### Request
Exactly the lines from the first line of the records to the line holding "relative sur la" should be duplicated, and nothing more; pictures stay out.
BEGIN
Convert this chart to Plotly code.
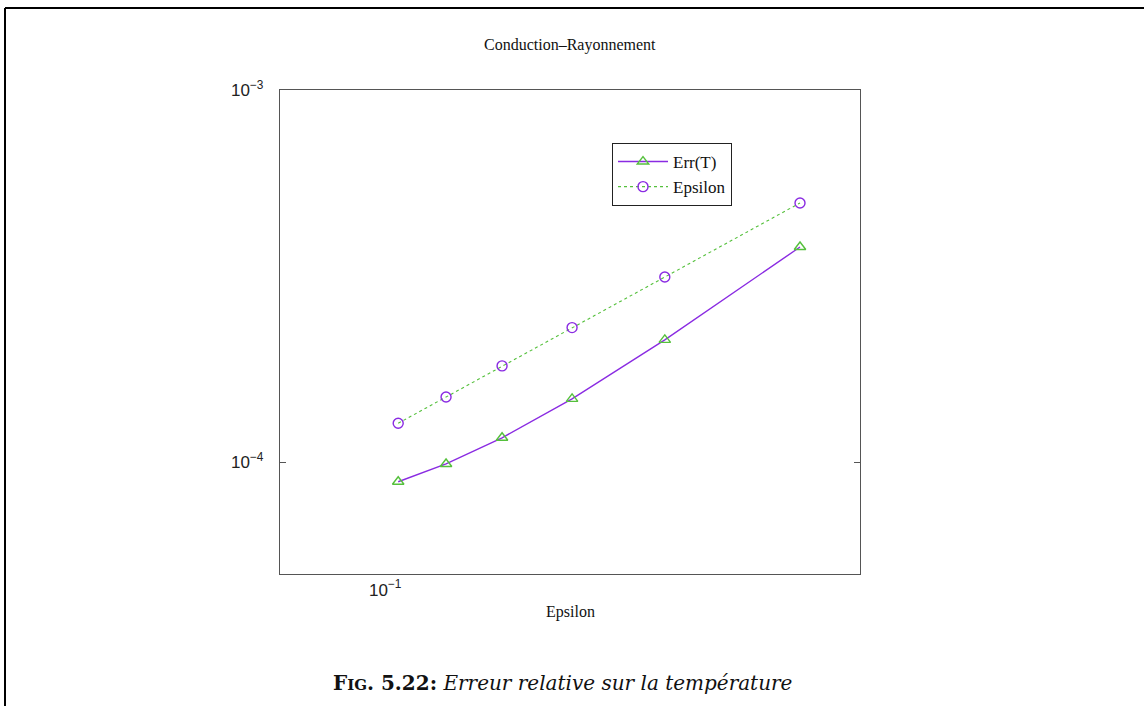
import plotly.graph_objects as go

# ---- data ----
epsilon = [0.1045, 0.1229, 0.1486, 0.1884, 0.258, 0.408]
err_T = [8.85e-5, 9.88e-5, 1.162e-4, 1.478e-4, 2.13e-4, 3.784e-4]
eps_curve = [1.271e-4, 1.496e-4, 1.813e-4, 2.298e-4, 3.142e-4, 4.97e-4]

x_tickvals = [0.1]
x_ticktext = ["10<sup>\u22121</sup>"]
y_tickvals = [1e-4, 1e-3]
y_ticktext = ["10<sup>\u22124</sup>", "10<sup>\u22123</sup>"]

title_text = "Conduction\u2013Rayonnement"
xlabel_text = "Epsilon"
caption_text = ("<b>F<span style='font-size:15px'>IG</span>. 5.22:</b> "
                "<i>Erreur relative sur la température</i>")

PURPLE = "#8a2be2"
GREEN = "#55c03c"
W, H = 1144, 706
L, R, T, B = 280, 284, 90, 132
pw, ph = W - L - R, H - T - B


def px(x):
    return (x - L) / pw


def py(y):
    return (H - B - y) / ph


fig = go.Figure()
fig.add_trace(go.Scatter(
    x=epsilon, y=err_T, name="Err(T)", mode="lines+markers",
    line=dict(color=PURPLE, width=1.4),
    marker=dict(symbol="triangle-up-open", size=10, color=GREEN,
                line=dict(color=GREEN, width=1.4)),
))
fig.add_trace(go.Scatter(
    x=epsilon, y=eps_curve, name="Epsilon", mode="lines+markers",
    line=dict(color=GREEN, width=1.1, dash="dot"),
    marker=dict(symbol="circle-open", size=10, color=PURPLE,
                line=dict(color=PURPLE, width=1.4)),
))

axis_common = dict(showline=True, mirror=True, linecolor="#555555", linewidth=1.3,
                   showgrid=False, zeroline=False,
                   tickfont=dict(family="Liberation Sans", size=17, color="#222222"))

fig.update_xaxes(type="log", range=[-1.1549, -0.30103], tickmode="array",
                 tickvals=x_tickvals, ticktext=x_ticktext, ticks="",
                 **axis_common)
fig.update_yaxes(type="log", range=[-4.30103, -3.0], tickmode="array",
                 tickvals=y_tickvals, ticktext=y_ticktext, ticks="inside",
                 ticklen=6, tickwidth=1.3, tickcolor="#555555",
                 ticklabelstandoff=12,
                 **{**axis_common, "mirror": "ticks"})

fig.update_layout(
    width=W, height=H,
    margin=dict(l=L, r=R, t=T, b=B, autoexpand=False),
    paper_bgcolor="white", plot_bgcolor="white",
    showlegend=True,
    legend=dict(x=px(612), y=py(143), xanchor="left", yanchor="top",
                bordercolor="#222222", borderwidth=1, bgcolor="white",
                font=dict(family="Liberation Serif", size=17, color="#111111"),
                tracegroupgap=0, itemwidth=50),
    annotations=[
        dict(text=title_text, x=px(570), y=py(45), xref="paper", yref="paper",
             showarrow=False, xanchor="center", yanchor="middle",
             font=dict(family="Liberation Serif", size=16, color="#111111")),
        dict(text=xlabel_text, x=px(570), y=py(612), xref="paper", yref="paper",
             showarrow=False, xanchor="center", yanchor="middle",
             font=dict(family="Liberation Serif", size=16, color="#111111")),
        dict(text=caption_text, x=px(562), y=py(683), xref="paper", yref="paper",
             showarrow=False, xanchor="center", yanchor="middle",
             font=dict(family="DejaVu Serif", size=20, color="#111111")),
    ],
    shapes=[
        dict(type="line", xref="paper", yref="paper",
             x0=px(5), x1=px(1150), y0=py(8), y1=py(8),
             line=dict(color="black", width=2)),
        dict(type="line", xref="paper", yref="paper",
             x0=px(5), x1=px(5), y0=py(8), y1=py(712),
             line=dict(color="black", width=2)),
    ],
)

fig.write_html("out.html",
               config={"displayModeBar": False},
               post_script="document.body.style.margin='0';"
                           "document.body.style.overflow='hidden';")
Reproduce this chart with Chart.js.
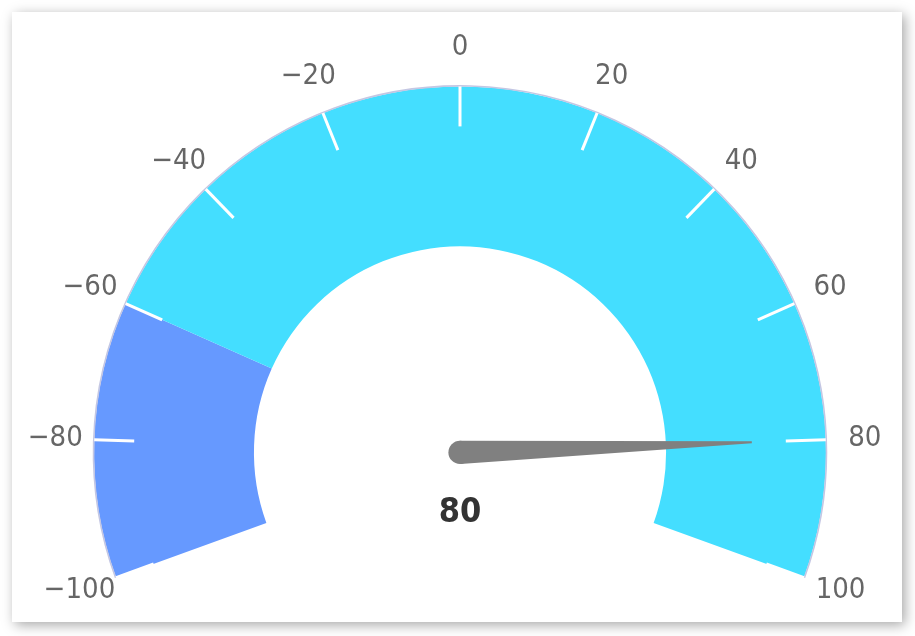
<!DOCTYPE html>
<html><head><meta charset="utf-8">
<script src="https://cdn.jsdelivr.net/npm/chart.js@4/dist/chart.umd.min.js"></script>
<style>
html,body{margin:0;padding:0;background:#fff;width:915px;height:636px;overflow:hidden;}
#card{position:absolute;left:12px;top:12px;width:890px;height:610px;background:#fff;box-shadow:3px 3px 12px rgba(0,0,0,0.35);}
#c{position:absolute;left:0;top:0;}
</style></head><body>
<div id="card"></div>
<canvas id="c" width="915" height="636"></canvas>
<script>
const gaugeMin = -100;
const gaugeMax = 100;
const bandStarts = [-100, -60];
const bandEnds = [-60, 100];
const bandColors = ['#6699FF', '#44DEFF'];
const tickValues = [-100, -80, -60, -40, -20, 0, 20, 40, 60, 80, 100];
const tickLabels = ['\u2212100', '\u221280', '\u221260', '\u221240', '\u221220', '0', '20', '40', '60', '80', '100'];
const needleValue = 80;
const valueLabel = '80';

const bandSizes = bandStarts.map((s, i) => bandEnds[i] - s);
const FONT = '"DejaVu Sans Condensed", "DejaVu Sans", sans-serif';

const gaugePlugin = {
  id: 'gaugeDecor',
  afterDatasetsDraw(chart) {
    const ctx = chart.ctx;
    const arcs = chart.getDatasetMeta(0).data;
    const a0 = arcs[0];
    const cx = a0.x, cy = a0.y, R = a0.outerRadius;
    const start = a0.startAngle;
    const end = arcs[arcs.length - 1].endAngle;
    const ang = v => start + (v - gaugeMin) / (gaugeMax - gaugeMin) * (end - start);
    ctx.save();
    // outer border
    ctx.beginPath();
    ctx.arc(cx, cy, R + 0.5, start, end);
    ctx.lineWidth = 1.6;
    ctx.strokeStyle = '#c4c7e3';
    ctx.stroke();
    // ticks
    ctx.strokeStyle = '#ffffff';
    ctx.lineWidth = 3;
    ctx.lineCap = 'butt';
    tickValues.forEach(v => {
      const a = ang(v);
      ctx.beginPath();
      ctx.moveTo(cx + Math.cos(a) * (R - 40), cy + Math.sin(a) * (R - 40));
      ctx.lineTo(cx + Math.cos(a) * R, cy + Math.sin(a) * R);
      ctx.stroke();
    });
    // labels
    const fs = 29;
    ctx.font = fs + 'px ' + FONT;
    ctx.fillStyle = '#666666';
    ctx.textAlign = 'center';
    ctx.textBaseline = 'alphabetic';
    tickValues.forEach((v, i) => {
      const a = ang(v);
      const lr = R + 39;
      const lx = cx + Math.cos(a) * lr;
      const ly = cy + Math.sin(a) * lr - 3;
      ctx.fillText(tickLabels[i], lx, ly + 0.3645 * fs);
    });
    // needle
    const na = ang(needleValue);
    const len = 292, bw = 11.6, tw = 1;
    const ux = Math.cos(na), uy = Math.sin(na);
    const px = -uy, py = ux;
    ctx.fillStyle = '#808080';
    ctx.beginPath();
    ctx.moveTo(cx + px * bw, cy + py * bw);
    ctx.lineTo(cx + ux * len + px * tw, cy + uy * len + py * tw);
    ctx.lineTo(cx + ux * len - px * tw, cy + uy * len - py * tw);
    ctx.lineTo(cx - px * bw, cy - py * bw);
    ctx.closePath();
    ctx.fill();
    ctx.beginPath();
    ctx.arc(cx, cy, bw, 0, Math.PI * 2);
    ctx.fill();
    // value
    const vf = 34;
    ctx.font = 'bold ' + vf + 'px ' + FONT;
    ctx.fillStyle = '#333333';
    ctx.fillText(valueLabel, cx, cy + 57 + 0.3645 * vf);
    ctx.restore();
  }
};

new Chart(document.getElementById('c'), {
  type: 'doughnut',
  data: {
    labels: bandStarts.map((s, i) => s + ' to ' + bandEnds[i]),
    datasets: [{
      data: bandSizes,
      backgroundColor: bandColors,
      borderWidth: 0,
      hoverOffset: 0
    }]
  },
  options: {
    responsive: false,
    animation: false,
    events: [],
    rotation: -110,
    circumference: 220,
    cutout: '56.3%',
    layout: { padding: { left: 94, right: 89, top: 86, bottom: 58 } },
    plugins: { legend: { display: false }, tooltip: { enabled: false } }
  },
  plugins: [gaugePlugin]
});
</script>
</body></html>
END
### Task output
Convert this chart to Plotly code.
import plotly.graph_objects as go

# ---- data ----
epsilon = [0.1045, 0.1229, 0.1486, 0.1884, 0.258, 0.408]
err_T = [8.85e-5, 9.88e-5, 1.162e-4, 1.478e-4, 2.13e-4, 3.784e-4]
eps_curve = [1.271e-4, 1.496e-4, 1.813e-4, 2.298e-4, 3.142e-4, 4.97e-4]

x_tickvals = [0.1]
x_ticktext = ["10<sup>\u22121</sup>"]
y_tickvals = [1e-4, 1e-3]
y_ticktext = ["10<sup>\u22124</sup>", "10<sup>\u22123</sup>"]

title_text = "Conduction\u2013Rayonnement"
xlabel_text = "Epsilon"
caption_text = ("<b>F<span style='font-size:15px'>IG</span>. 5.22:</b> "
                "<i>Erreur relative sur la température</i>")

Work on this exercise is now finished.